New research reveals location of original St Canice's Cathedral

Experts have uncovered the position of the original St Canice's Cathedral which existed until the Normans pulled it down almost 800 years ago to make way for the present building.

New research to be published in the next few weeks shows the old St Canice's was built on the east side of the round tower closest to the River Nore. The building appears to have been substantial and may have been similar to the famous Romanesque churches at Cashel and Ardmore.

The Normans demolished the original church in the late 12th century to cow local residents. The magnificent cathedral that stands to this day was then constructed to impress on locals the extent of Norman power.

The original cathedral and palace were lost from memory and their whereabouts was a mystery for almost 800 years. But now, through the use of modern technology, they have been rediscovered in a Heritage Council-funded project carried out by the Kilkenny Archaeological Society. The technique used was called ‘geophysical survey', which employs sophisticated instruments to produce an X-ray like image of what lies beneath the ground. It is particularly adept at finding the remains of long-buried buildings. At St Canice's, both the graveyard and interior of the cathedral were investigated by the geophysics team of M. Gowan & Co. Ltd. This survey revealed that the previous cathedral was positioned on the East side of the round tower.
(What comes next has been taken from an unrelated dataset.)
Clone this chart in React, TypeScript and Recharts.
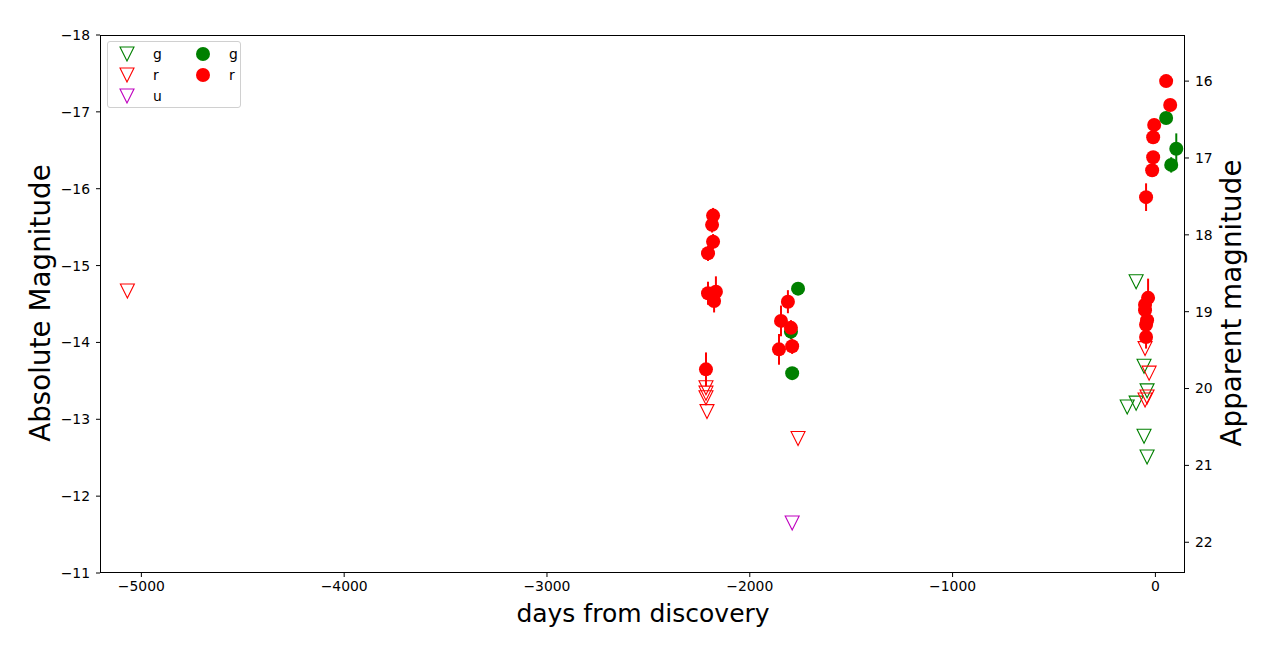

Sections of an old structure discovered during the nineteenth century under the chancel can now most probably be identified with he palace of the kings of Ossory. This was also quite a substantial stone edifice and its position beside the Cathedral was undoubtedly hugely symbolic and again strikingly similar to the Rock of Cashel. Was St Canice's to Ossory what the Rock of Cashel was to Munster.

There were other interesting discoveries also: the lost burial vault of the Ormonde Butler of Kilkenny Castle was revealed beneath the high altar and burials apparently associated with the former cathedral were exposed around the round tower.